From a report prepared for the Countryside Commission

There is a public right of recreation on the foreshore in Scotland, including Orkney and Shetland. To enjoy this right the public must have a legitimate means of access to the foreshore.

Recreational authorities on the foreshore may be controlled by common law of nuisance, by byelaws made under the Civic Government (Scotland) Act 1982, or, if the foreshore is subject to an Access Agreement or Order by byelaws made under the Countryside (Scotland) Act 1967.

If the foreshore is a Local or National Nature Reserve, byelaws made under the National Parks and Access to the Countryside Act 1949 may restrict or prohibit access to or along the foreshore entirely.

It is a criminal offence to drive a motor vehicle on the foreshore and to ride a bicycle on the foreshore to the danger of the public.

As has been noted above the foreshore means the solum between the high and low water marks of the ordinary spring tides, regularly covered by the tide of both the sea and navigable rivers.

The foreshore is subject to the public right of navigation. However, because of its nature, the foreshore can only be navigated when the tide is in. The right of recreation on the foreshore is in effect a dry land version of the right of navigation. It is essentially a right of passage but like the right of navigation has come to be used for recreational purposes.

The right of recreation on the foreshore was recognised in Scots Law as early as the mid 19th century. In the case Officers of State v Smith (1) the Lord Justice-Clerk held, "I have no doubt however, in further holding that one of the public uses, to protect which the Crown has either a right of property in, or of guardianship over, the shore is the common use of the shore by the subjects for the purpose of either passage from port to port or of mere enjoyment and healthful exercise." (2)

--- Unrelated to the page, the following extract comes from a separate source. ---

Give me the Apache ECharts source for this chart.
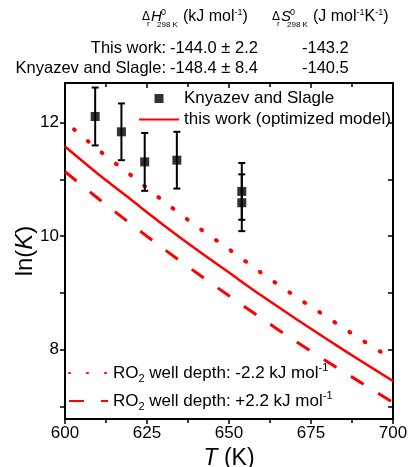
<!DOCTYPE html>
<html>
<head>
<meta charset="utf-8">
<script src="https://cdn.jsdelivr.net/npm/echarts@6/dist/echarts.min.js"></script>
<style>
  html, body { margin: 0; padding: 0; background: #ffffff; }
  #chart { width: 408px; height: 467px; }
</style>
</head>
<body>
<div id="chart"></div>
<script>
// Temperature grid (K) for the model curves
const temperatures = [600, 610, 620, 630, 640, 650, 660, 670, 680, 690, 700];
// ln(K) from the optimized model
const lnKModel = [11.58, 11.10, 10.65, 10.20, 9.77, 9.36, 8.95, 8.56, 8.18, 7.81, 7.45];
// ln(K) with RO2 well depth shifted by -2.2 kJ/mol
const lnKShallow = [12.02, 11.53, 11.08, 10.62, 10.18, 9.77, 9.35, 8.95, 8.57, 8.19, 7.83];
// ln(K) with RO2 well depth shifted by +2.2 kJ/mol
const lnKDeep = [11.14, 10.67, 10.22, 9.78, 9.36, 8.95, 8.55, 8.16, 7.79, 7.43, 7.07];

// Knyazev and Slagle measurements
const ksT = [609.2, 617.2, 624.3, 634.1, 653.9, 653.9];
const ksLnK = [12.11, 11.84, 11.31, 11.34, 10.79, 10.59];
const ksErr = [0.51, 0.50, 0.51, 0.50, 0.50, 0.50];

// Axis ticks
const xTicks = [600, 625, 650, 675, 700];
const yLabelTicks = [8, 10, 12];
const yAllTicks = [7, 8, 9, 10, 11, 12];

const FONT = "'Liberation Sans', Arial, Helvetica, sans-serif";
const RED = '#ff0000';

const pairs = (xs, ys) => xs.map((x, i) => [x, ys[i]]);
const errRows = ksT.map((t, i) => [t, ksLnK[i] - ksErr[i], ksLnK[i] + ksErr[i]]);

const chart = echarts.init(document.getElementById('chart'), null, { renderer: 'canvas' });

const axisLine = { show: true, onZero: false, lineStyle: { color: '#000', width: 2 } };

const legendRich = {
  t: { fontSize: 17, fontFamily: FONT, color: '#000', lineHeight: 22 },
  sub: { fontSize: 11, fontFamily: FONT, color: '#000', verticalAlign: 'bottom', lineHeight: 22, padding: [8, 0, 0, 0] },
  sup: { fontSize: 11, fontFamily: FONT, color: '#000', verticalAlign: 'top', lineHeight: 22, padding: [0, 0, 8, 0] }
};

const NAME_MODEL = 'this work (optimized model)';
const NAME_KS = 'Knyazev and Slagle';
const NAME_SHALLOW = 'RO2 well depth: -2.2 kJ mol-1';
const NAME_DEEP = 'RO2 well depth: +2.2 kJ mol-1';

// line legend entries: hide the default marker drawn at the middle of the sample
const lineEntry = (name) => ({ name: name, itemStyle: { color: 'rgba(0,0,0,0)', borderWidth: 0 } });

const headerRich = {
  t: { fontSize: 16, fontFamily: FONT, lineHeight: 18, color: '#000' },
  s: { fontSize: 9, fontFamily: FONT, verticalAlign: 'top', lineHeight: 18, color: '#000' }
};

const option = {
  backgroundColor: '#ffffff',
  animation: false,
  grid: { left: 65, right: 15, top: 83, bottom: 48, outerBoundsMode: 'none', containLabel: false },
  xAxis: [
    {
      type: 'value', position: 'bottom', min: 600, max: 700, interval: 25,
      axisLine: axisLine,
      axisTick: { show: true, inside: false, length: 5, lineStyle: { color: '#000', width: 1.5 } },
      minorTick: { show: true, splitNumber: 2, length: 4, lineStyle: { color: '#000', width: 1.5 } },
      axisLabel: { show: true, color: '#000', fontSize: 17, fontFamily: FONT, margin: 6,
        customValues: xTicks },
      splitLine: { show: false },
      name: '{i|T}{n| (K)}', nameLocation: 'middle', nameGap: 26,
      nameTextStyle: { rich: {
        i: { fontSize: 23, fontStyle: 'italic', fontFamily: FONT, color: '#000' },
        n: { fontSize: 23, fontFamily: FONT, color: '#000' }
      } }
    },
    {
      type: 'value', position: 'top', min: 600, max: 700, interval: 25,
      axisLine: axisLine,
      axisTick: { show: true, inside: true, length: 5, lineStyle: { color: '#000', width: 1.5 } },
      minorTick: { show: true, splitNumber: 2, length: 4, lineStyle: { color: '#000', width: 1.5 } },
      axisLabel: { show: false },
      splitLine: { show: false }
    }
  ],
  yAxis: [
    {
      type: 'value', position: 'left', min: 6.78, max: 12.7,
      axisLine: axisLine,
      axisTick: { show: true, inside: false, length: 5, customValues: yAllTicks, lineStyle: { color: '#000', width: 1.5 } },
      axisLabel: { show: true, color: '#000', fontSize: 17, fontFamily: FONT, margin: 6, customValues: yLabelTicks },
      splitLine: { show: false },
      name: '{n|ln(}{i|K}{n|)}', nameLocation: 'middle', nameGap: 28, nameRotate: 90,
      nameMoveOverlap: false,
      nameTextStyle: { rich: {
        i: { fontSize: 24, fontStyle: 'italic', fontFamily: FONT, color: '#000' },
        n: { fontSize: 24, fontFamily: FONT, color: '#000' }
      } }
    },
    {
      type: 'value', position: 'right', min: 6.78, max: 12.7,
      axisLine: axisLine,
      axisTick: { show: true, inside: true, length: 5, customValues: yAllTicks, lineStyle: { color: '#000', width: 1.5 } },
      axisLabel: { show: false },
      splitLine: { show: false }
    }
  ],
  legend: [
    {
      orient: 'vertical', left: 138, top: 88, padding: 0,
      itemWidth: 40, itemHeight: 9, itemGap: 0, symbolKeepAspect: true,
      data: [
        { name: NAME_KS, icon: 'path://M0,0H10V10H0Z' },
        lineEntry(NAME_MODEL)
      ],
      textStyle: { fontSize: 17, fontFamily: FONT, color: '#000', lineHeight: 21 },
      selectedMode: false
    },
    {
      orient: 'vertical', left: 68, top: 362, padding: 0,
      itemWidth: 39, itemHeight: 9, itemGap: 6,
      data: [lineEntry(NAME_SHALLOW), lineEntry(NAME_DEEP)],
      lineStyle: { dashOffset: 0 },
      formatter: function (name) {
        const sign = name === NAME_SHALLOW ? '-2.2' : '+2.2';
        return '{t|RO}{sub|2}{t| well depth: ' + sign + ' kJ mol}{sup|-1}';
      },
      textStyle: { rich: legendRich },
      selectedMode: false
    }
  ],
  series: [
    {
      name: NAME_SHALLOW, type: 'line', xAxisIndex: 0, yAxisIndex: 0,
      data: pairs(temperatures, lnKShallow), symbol: 'none', smooth: 0.3, z: 3,
      lineStyle: { color: RED, width: 4, type: [1, 17], dashOffset: 6, cap: 'round' },
      itemStyle: { color: RED }
    },
    {
      name: NAME_DEEP, type: 'line', xAxisIndex: 0, yAxisIndex: 0,
      data: pairs(temperatures, lnKDeep), symbol: 'none', smooth: 0.3, z: 3,
      lineStyle: { color: RED, width: 3, type: [15, 17] },
      itemStyle: { color: RED }
    },
    {
      name: NAME_MODEL, type: 'line', xAxisIndex: 0, yAxisIndex: 0,
      data: pairs(temperatures, lnKModel), symbol: 'none', smooth: 0.3, z: 3,
      lineStyle: { color: RED, width: 2.5, type: 'solid' },
      itemStyle: { color: RED }
    },
    {
      name: 'error bars', type: 'custom', xAxisIndex: 0, yAxisIndex: 0,
      data: errRows, z: 4,
      renderItem: function (params, api) {
        const t = api.value(0);
        const top = api.coord([t, api.value(2)]);
        const bot = api.coord([t, api.value(1)]);
        const half = 3.5;
        const style = { stroke: '#000', lineWidth: 2, fill: null };
        return {
          type: 'group',
          children: [
            { type: 'line', shape: { x1: top[0], y1: top[1], x2: bot[0], y2: bot[1] }, style: style },
            { type: 'line', shape: { x1: top[0] - half, y1: top[1], x2: top[0] + half, y2: top[1] }, style: style },
            { type: 'line', shape: { x1: bot[0] - half, y1: bot[1], x2: bot[0] + half, y2: bot[1] }, style: style }
          ]
        };
      }
    },
    {
      name: NAME_KS, type: 'scatter', xAxisIndex: 0, yAxisIndex: 0,
      data: pairs(ksT, ksLnK), symbol: 'rect', symbolSize: 9, z: 5,
      itemStyle: { color: '#000' }
    }
  ],
  graphic: [
    // column header: enthalpy
    { type: 'text', x: 142, y: 17, style: { text: 'Δ', font: '12px ' + FONT, fill: '#000', verticalAlign: 'middle' } },
    { type: 'text', x: 147, y: 24, style: { text: 'r', font: '8px ' + FONT, fill: '#000', verticalAlign: 'middle' } },
    { type: 'text', x: 151, y: 16.5, style: { text: 'H', font: 'italic 15px ' + FONT, fill: '#000', verticalAlign: 'middle' } },
    { type: 'text', x: 161, y: 12.5, style: { text: '0', font: '9px ' + FONT, fill: '#000', verticalAlign: 'middle' } },
    { type: 'text', x: 157, y: 24.5, style: { text: '298 K', font: '8px ' + FONT, fill: '#000', verticalAlign: 'middle' } },
    { type: 'text', x: 183, y: 17, style: { text: '{t|(kJ mol}{s|-1}{t|)}', fill: '#000', verticalAlign: 'middle', rich: headerRich } },
    // column header: entropy
    { type: 'text', x: 272, y: 17, style: { text: 'Δ', font: '12px ' + FONT, fill: '#000', verticalAlign: 'middle' } },
    { type: 'text', x: 277, y: 24, style: { text: 'r', font: '8px ' + FONT, fill: '#000', verticalAlign: 'middle' } },
    { type: 'text', x: 281, y: 16.5, style: { text: 'S', font: 'italic 15px ' + FONT, fill: '#000', verticalAlign: 'middle' } },
    { type: 'text', x: 290, y: 12.5, style: { text: '0', font: '9px ' + FONT, fill: '#000', verticalAlign: 'middle' } },
    { type: 'text', x: 287, y: 24.5, style: { text: '298 K', font: '8px ' + FONT, fill: '#000', verticalAlign: 'middle' } },
    { type: 'text', x: 313, y: 17, style: { text: '{t|(J mol}{s|-1}{t|K}{s|-1}{t|)}', fill: '#000', verticalAlign: 'middle', rich: headerRich } },
    // rows
    { type: 'text', x: 166, y: 48, style: { text: 'This work:', font: '16.5px ' + FONT, fill: '#000', textAlign: 'right', verticalAlign: 'middle' } },
    { type: 'text', x: 170, y: 48, style: { text: '-144.0 ± 2.2', font: '16.5px ' + FONT, fill: '#000', verticalAlign: 'middle' } },
    { type: 'text', x: 302, y: 48, style: { text: '-143.2', font: '16.5px ' + FONT, fill: '#000', verticalAlign: 'middle' } },
    { type: 'text', x: 166, y: 68, style: { text: 'Knyazev and Slagle:', font: '16.5px ' + FONT, fill: '#000', textAlign: 'right', verticalAlign: 'middle' } },
    { type: 'text', x: 170, y: 68, style: { text: '-148.4 ± 8.4', font: '16.5px ' + FONT, fill: '#000', verticalAlign: 'middle' } },
    { type: 'text', x: 302, y: 68, style: { text: '-140.5', font: '16.5px ' + FONT, fill: '#000', verticalAlign: 'middle' } }
  ]
};

chart.setOption(option);
</script>
</body>
</html>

The right was recognised most recently in McLeod v McLeod (3), a criminal case, where Sheriff Poole held that "by the beginning of this Century it was clearly recognised that there was a right of recreation in the public use of the foreshore and that that recreation had included the use of shot guns over a very long period." (4)

Basis of Right of Recreation on Foreshore

The basis of the right is analysed and explained by Lord Moncrieff in the case of Marquis of Bute v McKirdy (5) :

"In the case of lands which are situated below high water mark .... a title is at once available to which the public may ascribe possession which they exercise by virtue of resort. This title is that title of the Crown to the whole of the foreshore of the realm, under which these shores are held inter regalia for certain primary and secondary public uses, concurrently with being held under the separate and subaltern title which, subject always to the public uses, vests the same shores in the Crown for beneficial enjoyment. In view of the decision in the case of Officers of State v Smith (6) and having in view certain pronouncements of opinion by the learned judges who decided that case, as for example the passage in the opinion of the Lord Justice-Clerk at the foot of page 720, and having further in view the opinion to a similar effect of Lord President Inglis in Duncan v Lees (7), I do not think it can now be disputed that, in appropriate cases, a practice of resort by the public to the shore for recreation must be regarded as an exercise of one of those minor public rights with which the Crown is charged."